**Directive:** All of the material below is to be restated word for word, apart from the pictures.

**Dataset section:**
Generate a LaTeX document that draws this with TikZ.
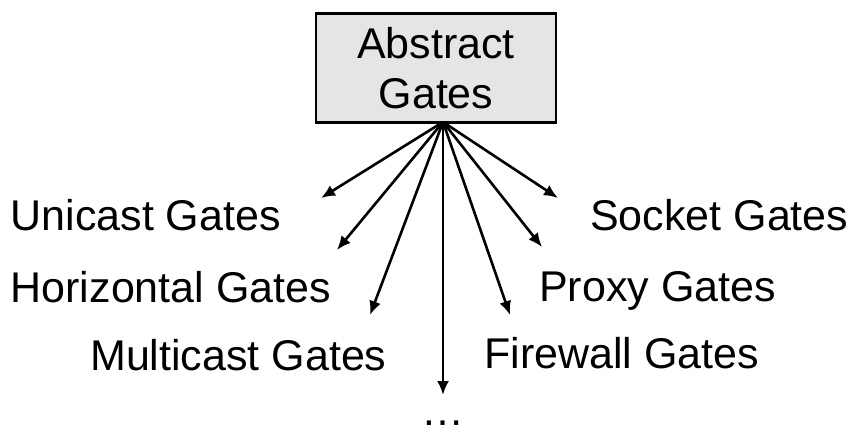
\documentclass[tikz,border=0pt]{standalone}
\usepackage{fontspec}
\setmainfont{Liberation Sans}
\usetikzlibrary{arrows.meta}
\begin{document}
\begin{tikzpicture}[x=1pt,y=-1pt,
  gatebox/.style={draw=black,line width=2.6pt,fill=gray!20,minimum width=240pt,minimum height=109pt,inner sep=0pt,align=center,font=\fontsize{43}{50}\selectfont},
  lbl/.style={anchor=base west,inner sep=0pt,font=\fontsize{43}{50}\selectfont},
  arr/.style={line width=2.6pt,-{Latex[length=14pt,width=12pt]}}]
\useasboundingbox (0,0) rectangle (854,426);
\node[gatebox] (box) at (436,68) {Abstract\\Gates};
\coordinate (apex) at (443,122);
\node[lbl] (uni) at (10.5,230) {Unicast Gates};
\node[lbl] (hor) at (10.5,302) {Horizontal Gates};
\node[lbl] (mul) at (90,370) {Multicast Gates};
\node[lbl] (soc) at (590,230) {Socket Gates};
\node[lbl] (pro) at (539,301) {Proxy Gates};
\node[lbl] (fir) at (484,368) {Firewall Gates};
\node[anchor=base,inner sep=0pt,font=\fontsize{43}{50}\selectfont] (dots) at (443,425) {…};
\coordinate (tuni) at (321,198);
\coordinate (thor) at (337,250);
\coordinate (tmul) at (370,315);
\coordinate (tdot) at (443,395);
\coordinate (tfir) at (510,315);
\coordinate (tpro) at (542,247);
\coordinate (tsoc) at (558,198);
\foreach \t in {tuni,thor,tmul,tdot,tfir,tpro,tsoc}
  \draw[arr] (apex) -- (\t);
\end{tikzpicture}
\end{document}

**Solution to the exercise:**
Generate a LaTeX document that draws this with TikZ.
\documentclass[tikz,border=0pt]{standalone}
\usepackage{fontspec}
\setmainfont{Liberation Sans}
\usetikzlibrary{arrows.meta}
\begin{document}
\begin{tikzpicture}[x=1pt,y=-1pt,
  gatebox/.style={draw=black,line width=2.6pt,fill=gray!20,minimum width=240pt,minimum height=109pt,inner sep=0pt,align=center,font=\fontsize{43}{50}\selectfont},
  lbl/.style={anchor=base west,inner sep=0pt,font=\fontsize{43}{50}\selectfont},
  arr/.style={line width=2.6pt,-{Latex[length=14pt,width=12pt]}}]
\useasboundingbox (0,0) rectangle (854,426);
\node[gatebox] (box) at (436,68) {Abstract\\Gates};
\coordinate (apex) at (443,122);
\node[lbl] (uni) at (10.5,230) {Unicast Gates};
\node[lbl] (hor) at (10.5,302) {Horizontal Gates};
\node[lbl] (mul) at (90,370) {Multicast Gates};
\node[lbl] (soc) at (590,230) {Socket Gates};
\node[lbl] (pro) at (539,301) {Proxy Gates};
\node[lbl] (fir) at (484,368) {Firewall Gates};
\node[anchor=base,inner sep=0pt,font=\fontsize{43}{50}\selectfont] (dots) at (443,425) {…};
\coordinate (tuni) at (321,198);
\coordinate (thor) at (337,250);
\coordinate (tmul) at (370,315);
\coordinate (tdot) at (443,395);
\coordinate (tfir) at (510,315);
\coordinate (tpro) at (542,247);
\coordinate (tsoc) at (558,198);
\foreach \t in {tuni,thor,tmul,tdot,tfir,tpro,tsoc}
  \draw[arr] (apex) -- (\t);
\end{tikzpicture}
\end{document}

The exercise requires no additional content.